> AIM OF THE TASK
For the data below, transcribe the part that opens with the line containing "Output the Python" and closes with the line containing "gap_positions = [6.5, 7.5, 8.5]", exactly and with no pictures.

> THE RECORDS
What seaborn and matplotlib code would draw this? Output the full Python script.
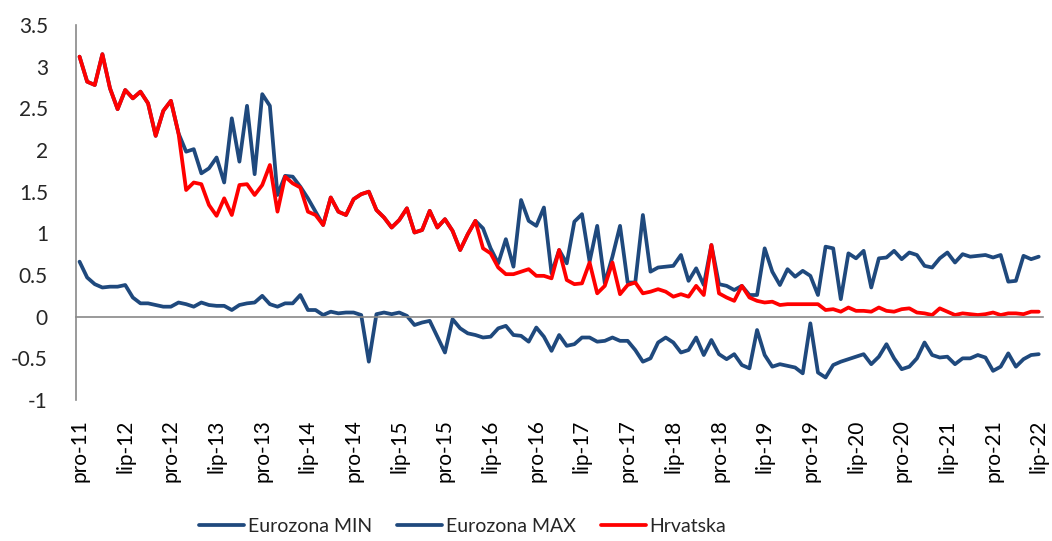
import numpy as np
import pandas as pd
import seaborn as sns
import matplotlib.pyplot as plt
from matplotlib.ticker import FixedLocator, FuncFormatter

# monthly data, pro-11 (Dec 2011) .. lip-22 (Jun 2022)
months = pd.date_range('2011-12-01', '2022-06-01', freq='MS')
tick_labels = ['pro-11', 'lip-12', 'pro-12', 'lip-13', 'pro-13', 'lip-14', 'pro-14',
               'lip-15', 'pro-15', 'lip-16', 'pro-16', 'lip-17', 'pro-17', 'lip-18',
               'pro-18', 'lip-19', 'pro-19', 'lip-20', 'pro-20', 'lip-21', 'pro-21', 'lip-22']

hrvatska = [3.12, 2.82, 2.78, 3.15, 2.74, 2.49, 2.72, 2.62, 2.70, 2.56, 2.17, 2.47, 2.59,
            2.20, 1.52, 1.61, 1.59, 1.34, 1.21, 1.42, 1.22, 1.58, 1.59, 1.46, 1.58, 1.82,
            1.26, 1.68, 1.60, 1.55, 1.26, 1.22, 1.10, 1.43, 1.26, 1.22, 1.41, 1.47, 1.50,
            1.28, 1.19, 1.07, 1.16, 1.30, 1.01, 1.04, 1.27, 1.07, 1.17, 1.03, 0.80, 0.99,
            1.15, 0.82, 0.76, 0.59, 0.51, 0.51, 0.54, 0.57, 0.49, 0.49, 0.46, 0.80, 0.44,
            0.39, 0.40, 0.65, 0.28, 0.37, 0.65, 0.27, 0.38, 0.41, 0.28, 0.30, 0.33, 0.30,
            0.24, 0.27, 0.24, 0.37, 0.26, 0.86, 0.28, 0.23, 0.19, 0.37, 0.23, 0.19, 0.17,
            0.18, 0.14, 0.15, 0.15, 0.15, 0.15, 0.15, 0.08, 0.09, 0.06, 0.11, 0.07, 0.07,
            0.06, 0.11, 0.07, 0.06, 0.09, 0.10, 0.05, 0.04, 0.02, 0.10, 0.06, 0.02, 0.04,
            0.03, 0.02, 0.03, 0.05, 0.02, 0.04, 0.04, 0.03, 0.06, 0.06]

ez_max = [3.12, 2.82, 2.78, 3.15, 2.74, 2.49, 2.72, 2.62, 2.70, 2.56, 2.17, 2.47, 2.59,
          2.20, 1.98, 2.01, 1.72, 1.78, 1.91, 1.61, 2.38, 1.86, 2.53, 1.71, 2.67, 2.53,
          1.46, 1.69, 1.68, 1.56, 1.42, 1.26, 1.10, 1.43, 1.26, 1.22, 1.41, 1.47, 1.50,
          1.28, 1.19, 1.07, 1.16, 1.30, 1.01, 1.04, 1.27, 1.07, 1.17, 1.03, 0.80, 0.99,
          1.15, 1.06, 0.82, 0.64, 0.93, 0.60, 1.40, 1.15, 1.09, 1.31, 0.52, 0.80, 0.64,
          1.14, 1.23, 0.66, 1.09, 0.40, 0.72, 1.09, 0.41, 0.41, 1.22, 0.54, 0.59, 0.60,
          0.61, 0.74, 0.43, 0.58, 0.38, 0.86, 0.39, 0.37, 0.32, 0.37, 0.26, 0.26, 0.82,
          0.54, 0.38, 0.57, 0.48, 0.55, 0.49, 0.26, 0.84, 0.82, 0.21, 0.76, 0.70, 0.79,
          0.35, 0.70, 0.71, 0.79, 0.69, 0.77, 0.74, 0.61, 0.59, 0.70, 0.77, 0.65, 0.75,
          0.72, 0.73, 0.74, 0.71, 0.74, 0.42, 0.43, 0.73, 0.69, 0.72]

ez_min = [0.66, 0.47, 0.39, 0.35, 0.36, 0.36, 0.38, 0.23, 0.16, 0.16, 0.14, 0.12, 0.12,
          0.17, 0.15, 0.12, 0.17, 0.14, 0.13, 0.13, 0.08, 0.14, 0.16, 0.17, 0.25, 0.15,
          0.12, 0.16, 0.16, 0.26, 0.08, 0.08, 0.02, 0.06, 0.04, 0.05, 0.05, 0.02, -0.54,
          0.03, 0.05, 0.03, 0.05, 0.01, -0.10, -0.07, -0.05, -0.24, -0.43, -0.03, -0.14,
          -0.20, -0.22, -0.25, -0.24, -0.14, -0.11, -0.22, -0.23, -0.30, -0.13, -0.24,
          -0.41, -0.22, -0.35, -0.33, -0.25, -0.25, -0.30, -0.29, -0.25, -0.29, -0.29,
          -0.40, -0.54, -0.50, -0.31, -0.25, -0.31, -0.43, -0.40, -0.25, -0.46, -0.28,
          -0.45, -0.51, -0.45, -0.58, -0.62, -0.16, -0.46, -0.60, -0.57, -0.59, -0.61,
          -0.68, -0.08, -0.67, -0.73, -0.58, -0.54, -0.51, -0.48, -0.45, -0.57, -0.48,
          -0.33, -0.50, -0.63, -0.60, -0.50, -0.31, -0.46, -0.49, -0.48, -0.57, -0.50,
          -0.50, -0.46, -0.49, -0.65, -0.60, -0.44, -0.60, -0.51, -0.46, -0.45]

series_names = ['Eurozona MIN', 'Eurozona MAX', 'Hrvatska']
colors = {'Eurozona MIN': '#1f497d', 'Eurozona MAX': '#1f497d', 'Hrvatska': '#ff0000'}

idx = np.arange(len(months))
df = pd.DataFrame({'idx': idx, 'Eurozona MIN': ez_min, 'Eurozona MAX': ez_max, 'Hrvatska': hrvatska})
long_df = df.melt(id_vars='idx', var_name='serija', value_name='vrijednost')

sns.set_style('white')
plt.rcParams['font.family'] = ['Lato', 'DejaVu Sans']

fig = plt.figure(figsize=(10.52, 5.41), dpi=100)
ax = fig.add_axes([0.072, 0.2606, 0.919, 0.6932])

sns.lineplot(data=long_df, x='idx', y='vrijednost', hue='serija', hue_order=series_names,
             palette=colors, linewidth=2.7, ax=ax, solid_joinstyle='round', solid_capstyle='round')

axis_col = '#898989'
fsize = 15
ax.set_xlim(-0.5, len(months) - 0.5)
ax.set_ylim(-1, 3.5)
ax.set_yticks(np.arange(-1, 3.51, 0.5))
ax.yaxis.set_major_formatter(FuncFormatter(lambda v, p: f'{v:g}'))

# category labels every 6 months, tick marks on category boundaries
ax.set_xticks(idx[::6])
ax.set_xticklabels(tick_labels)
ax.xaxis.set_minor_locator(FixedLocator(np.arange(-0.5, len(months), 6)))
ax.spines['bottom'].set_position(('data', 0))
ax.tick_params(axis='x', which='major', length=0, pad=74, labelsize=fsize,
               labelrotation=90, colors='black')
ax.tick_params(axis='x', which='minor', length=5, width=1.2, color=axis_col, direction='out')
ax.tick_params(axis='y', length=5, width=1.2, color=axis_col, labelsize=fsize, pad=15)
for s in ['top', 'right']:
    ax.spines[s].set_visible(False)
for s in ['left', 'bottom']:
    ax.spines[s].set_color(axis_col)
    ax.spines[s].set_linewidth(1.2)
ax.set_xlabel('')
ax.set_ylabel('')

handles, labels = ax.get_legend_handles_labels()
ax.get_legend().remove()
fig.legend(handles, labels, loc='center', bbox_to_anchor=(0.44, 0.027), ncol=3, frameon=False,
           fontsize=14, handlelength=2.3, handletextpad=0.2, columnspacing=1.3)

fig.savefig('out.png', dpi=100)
---
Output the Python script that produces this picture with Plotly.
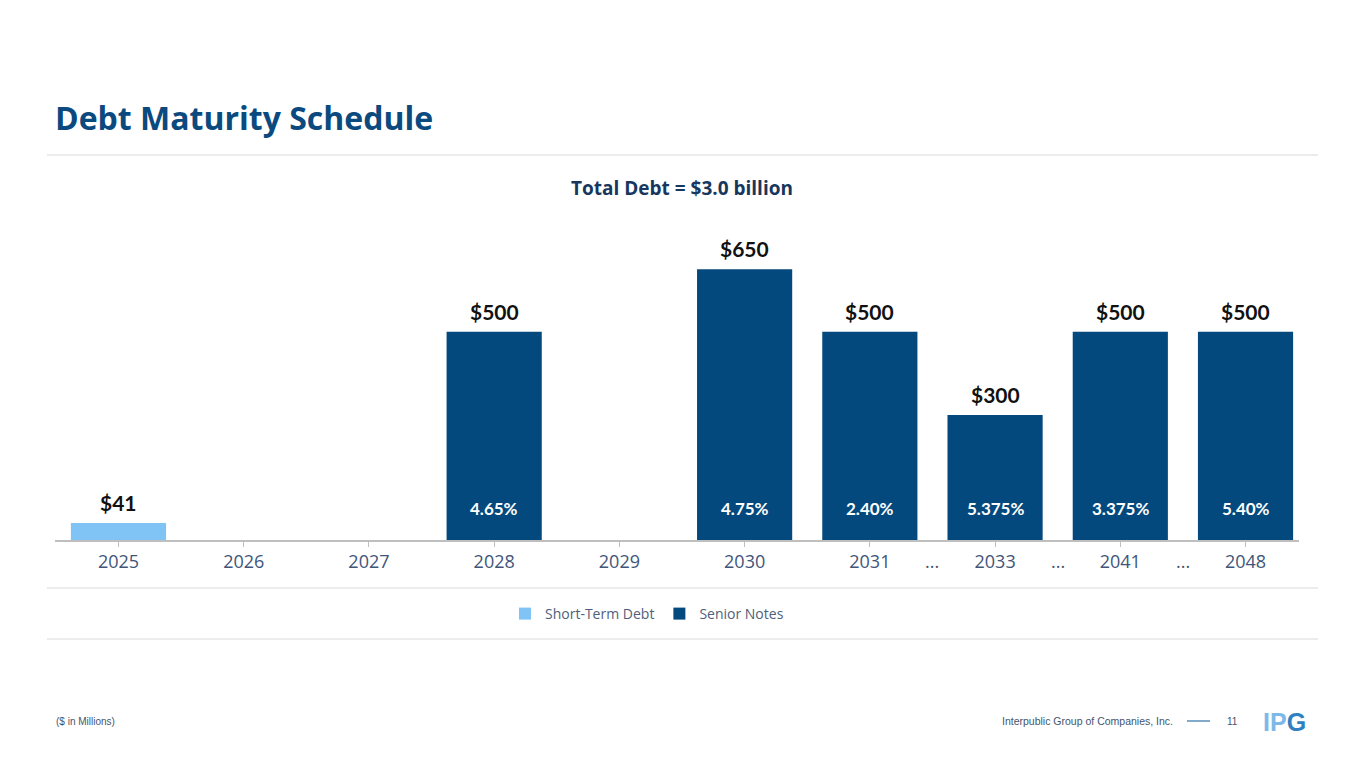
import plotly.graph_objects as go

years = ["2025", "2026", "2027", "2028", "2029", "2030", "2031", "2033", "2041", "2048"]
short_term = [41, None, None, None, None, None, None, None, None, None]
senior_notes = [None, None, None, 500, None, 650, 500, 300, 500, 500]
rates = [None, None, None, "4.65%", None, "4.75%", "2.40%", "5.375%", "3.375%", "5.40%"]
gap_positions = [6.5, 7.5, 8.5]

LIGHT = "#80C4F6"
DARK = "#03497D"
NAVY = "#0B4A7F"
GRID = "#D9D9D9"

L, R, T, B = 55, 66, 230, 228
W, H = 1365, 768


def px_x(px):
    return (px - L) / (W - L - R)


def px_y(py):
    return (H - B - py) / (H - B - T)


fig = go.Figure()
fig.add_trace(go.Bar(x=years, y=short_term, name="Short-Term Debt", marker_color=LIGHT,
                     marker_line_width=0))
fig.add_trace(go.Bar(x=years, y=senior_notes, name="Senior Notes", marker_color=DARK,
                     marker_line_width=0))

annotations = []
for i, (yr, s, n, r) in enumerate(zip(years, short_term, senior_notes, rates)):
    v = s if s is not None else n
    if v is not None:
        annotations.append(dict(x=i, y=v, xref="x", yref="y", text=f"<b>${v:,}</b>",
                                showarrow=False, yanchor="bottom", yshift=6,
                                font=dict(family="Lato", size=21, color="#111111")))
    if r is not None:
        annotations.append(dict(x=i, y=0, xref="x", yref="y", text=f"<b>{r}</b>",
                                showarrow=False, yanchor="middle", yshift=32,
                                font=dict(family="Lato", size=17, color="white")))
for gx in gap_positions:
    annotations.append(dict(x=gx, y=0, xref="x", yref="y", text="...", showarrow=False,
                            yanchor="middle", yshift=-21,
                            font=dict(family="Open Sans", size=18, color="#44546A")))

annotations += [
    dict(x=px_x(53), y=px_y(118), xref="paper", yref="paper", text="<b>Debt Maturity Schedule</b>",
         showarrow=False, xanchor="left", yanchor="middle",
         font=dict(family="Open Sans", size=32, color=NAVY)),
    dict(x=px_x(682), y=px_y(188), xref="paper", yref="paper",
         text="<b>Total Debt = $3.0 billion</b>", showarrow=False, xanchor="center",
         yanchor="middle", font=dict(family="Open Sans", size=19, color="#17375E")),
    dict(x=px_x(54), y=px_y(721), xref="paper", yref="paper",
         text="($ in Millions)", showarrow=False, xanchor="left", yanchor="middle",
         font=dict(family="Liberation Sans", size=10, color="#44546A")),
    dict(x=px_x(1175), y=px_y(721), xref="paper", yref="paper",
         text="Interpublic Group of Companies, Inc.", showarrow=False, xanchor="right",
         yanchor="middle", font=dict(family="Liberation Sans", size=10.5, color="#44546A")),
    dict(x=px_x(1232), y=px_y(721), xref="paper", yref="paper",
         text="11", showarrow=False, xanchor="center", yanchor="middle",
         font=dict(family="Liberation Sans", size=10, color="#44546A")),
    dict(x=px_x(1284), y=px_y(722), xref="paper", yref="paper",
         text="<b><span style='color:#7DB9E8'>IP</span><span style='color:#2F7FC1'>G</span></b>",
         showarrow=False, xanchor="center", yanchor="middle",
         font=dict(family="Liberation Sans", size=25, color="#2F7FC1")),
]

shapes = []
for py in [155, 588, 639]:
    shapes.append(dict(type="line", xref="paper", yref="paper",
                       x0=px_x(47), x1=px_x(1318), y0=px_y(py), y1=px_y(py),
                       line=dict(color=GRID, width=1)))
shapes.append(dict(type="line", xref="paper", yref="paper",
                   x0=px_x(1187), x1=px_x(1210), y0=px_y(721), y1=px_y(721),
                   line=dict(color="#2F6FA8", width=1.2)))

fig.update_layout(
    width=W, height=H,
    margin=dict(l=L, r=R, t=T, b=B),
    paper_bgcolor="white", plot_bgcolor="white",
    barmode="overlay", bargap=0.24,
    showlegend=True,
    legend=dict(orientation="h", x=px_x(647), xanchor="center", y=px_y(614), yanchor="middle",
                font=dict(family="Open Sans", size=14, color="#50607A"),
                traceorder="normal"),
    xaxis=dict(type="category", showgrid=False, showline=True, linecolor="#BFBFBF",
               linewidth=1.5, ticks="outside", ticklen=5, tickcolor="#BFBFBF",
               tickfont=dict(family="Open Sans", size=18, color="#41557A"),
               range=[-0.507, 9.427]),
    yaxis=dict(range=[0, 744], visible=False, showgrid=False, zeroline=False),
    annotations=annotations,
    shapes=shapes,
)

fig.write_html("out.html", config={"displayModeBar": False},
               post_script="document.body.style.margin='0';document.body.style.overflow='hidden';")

> ANSWER FOR THE TASK
Output the Python script that produces this picture with Plotly.
import plotly.graph_objects as go

years = ["2025", "2026", "2027", "2028", "2029", "2030", "2031", "2033", "2041", "2048"]
short_term = [41, None, None, None, None, None, None, None, None, None]
senior_notes = [None, None, None, 500, None, 650, 500, 300, 500, 500]
rates = [None, None, None, "4.65%", None, "4.75%", "2.40%", "5.375%", "3.375%", "5.40%"]
gap_positions = [6.5, 7.5, 8.5]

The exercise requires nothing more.